## WHAT THE TASK ASKS
Return the data exactly, with all pictures removed.

## PROVIDED MATERIAL
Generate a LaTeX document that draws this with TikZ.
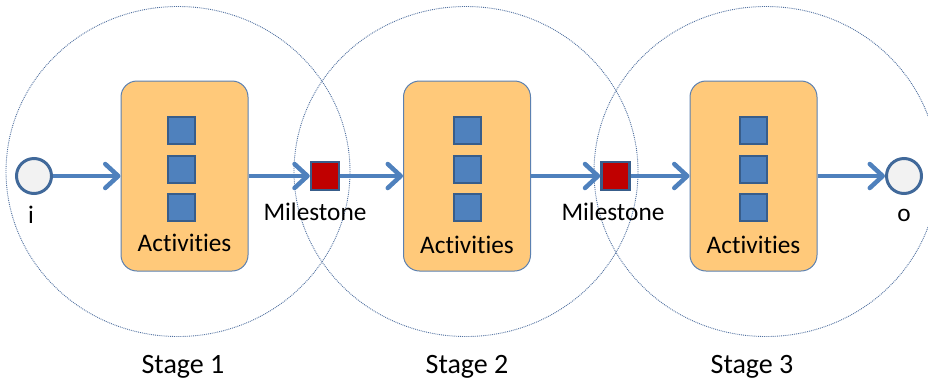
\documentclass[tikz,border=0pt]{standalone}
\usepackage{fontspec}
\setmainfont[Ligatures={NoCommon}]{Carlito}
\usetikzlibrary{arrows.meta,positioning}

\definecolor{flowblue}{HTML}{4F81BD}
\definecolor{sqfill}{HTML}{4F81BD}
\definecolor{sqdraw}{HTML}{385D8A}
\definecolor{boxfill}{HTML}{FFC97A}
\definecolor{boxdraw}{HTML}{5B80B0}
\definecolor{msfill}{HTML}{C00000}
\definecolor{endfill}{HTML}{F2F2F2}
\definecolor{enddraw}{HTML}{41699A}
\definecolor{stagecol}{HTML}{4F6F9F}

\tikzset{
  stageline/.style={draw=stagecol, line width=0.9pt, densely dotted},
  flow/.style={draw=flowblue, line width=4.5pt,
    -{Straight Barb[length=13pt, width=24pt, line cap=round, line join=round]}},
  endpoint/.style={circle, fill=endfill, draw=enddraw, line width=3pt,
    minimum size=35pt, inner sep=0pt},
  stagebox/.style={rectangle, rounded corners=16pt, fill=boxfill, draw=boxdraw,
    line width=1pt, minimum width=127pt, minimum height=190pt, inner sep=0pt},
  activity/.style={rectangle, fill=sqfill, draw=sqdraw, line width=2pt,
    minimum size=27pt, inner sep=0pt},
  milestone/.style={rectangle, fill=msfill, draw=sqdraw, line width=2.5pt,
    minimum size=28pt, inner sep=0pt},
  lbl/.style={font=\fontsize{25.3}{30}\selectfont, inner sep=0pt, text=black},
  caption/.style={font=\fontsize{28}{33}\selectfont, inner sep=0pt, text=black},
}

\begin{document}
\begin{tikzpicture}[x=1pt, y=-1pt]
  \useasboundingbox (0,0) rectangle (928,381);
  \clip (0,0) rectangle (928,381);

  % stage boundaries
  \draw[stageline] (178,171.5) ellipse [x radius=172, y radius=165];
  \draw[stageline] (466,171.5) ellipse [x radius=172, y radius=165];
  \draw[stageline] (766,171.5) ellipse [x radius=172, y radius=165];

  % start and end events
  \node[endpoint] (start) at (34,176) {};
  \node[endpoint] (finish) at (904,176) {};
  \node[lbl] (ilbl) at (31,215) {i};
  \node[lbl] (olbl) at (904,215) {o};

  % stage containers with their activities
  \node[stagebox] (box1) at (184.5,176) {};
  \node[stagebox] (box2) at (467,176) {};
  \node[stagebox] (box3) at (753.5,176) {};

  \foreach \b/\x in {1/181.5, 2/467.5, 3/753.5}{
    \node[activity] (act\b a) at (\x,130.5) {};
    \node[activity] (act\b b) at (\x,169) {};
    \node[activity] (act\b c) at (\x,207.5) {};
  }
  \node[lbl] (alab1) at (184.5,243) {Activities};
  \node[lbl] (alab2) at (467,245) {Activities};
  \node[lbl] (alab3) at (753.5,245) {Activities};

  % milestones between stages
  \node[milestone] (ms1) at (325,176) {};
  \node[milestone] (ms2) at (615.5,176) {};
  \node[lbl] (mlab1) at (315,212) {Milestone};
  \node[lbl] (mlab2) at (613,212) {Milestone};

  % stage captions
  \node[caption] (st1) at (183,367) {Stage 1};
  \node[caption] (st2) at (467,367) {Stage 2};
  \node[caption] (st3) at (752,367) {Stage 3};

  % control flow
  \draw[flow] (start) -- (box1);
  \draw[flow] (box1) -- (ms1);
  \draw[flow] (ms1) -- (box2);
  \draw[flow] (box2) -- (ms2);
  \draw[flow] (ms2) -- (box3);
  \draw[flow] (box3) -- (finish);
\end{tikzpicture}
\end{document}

## OUTPUT OF THE TASK
Generate a LaTeX document that draws this with TikZ.
\documentclass[tikz,border=0pt]{standalone}
\usepackage{fontspec}
\setmainfont[Ligatures={NoCommon}]{Carlito}
\usetikzlibrary{arrows.meta,positioning}

\definecolor{flowblue}{HTML}{4F81BD}
\definecolor{sqfill}{HTML}{4F81BD}
\definecolor{sqdraw}{HTML}{385D8A}
\definecolor{boxfill}{HTML}{FFC97A}
\definecolor{boxdraw}{HTML}{5B80B0}
\definecolor{msfill}{HTML}{C00000}
\definecolor{endfill}{HTML}{F2F2F2}
\definecolor{enddraw}{HTML}{41699A}
\definecolor{stagecol}{HTML}{4F6F9F}

\tikzset{
  stageline/.style={draw=stagecol, line width=0.9pt, densely dotted},
  flow/.style={draw=flowblue, line width=4.5pt,
    -{Straight Barb[length=13pt, width=24pt, line cap=round, line join=round]}},
  endpoint/.style={circle, fill=endfill, draw=enddraw, line width=3pt,
    minimum size=35pt, inner sep=0pt},
  stagebox/.style={rectangle, rounded corners=16pt, fill=boxfill, draw=boxdraw,
    line width=1pt, minimum width=127pt, minimum height=190pt, inner sep=0pt},
  activity/.style={rectangle, fill=sqfill, draw=sqdraw, line width=2pt,
    minimum size=27pt, inner sep=0pt},
  milestone/.style={rectangle, fill=msfill, draw=sqdraw, line width=2.5pt,
    minimum size=28pt, inner sep=0pt},
  lbl/.style={font=\fontsize{25.3}{30}\selectfont, inner sep=0pt, text=black},
  caption/.style={font=\fontsize{28}{33}\selectfont, inner sep=0pt, text=black},
}

\begin{document}
\begin{tikzpicture}[x=1pt, y=-1pt]
  \useasboundingbox (0,0) rectangle (928,381);
  \clip (0,0) rectangle (928,381);

  % stage boundaries
  \draw[stageline] (178,171.5) ellipse [x radius=172, y radius=165];
  \draw[stageline] (466,171.5) ellipse [x radius=172, y radius=165];
  \draw[stageline] (766,171.5) ellipse [x radius=172, y radius=165];

  % start and end events
  \node[endpoint] (start) at (34,176) {};
  \node[endpoint] (finish) at (904,176) {};
  \node[lbl] (ilbl) at (31,215) {i};
  \node[lbl] (olbl) at (904,215) {o};

  % stage containers with their activities
  \node[stagebox] (box1) at (184.5,176) {};
  \node[stagebox] (box2) at (467,176) {};
  \node[stagebox] (box3) at (753.5,176) {};

  \foreach \b/\x in {1/181.5, 2/467.5, 3/753.5}{
    \node[activity] (act\b a) at (\x,130.5) {};
    \node[activity] (act\b b) at (\x,169) {};
    \node[activity] (act\b c) at (\x,207.5) {};
  }
  \node[lbl] (alab1) at (184.5,243) {Activities};
  \node[lbl] (alab2) at (467,245) {Activities};
  \node[lbl] (alab3) at (753.5,245) {Activities};

  % milestones between stages
  \node[milestone] (ms1) at (325,176) {};
  \node[milestone] (ms2) at (615.5,176) {};
  \node[lbl] (mlab1) at (315,212) {Milestone};
  \node[lbl] (mlab2) at (613,212) {Milestone};

  % stage captions
  \node[caption] (st1) at (183,367) {Stage 1};
  \node[caption] (st2) at (467,367) {Stage 2};
  \node[caption] (st3) at (752,367) {Stage 3};

  % control flow
  \draw[flow] (start) -- (box1);
  \draw[flow] (box1) -- (ms1);
  \draw[flow] (ms1) -- (box2);
  \draw[flow] (box2) -- (ms2);
  \draw[flow] (ms2) -- (box3);
  \draw[flow] (box3) -- (finish);
\end{tikzpicture}
\end{document}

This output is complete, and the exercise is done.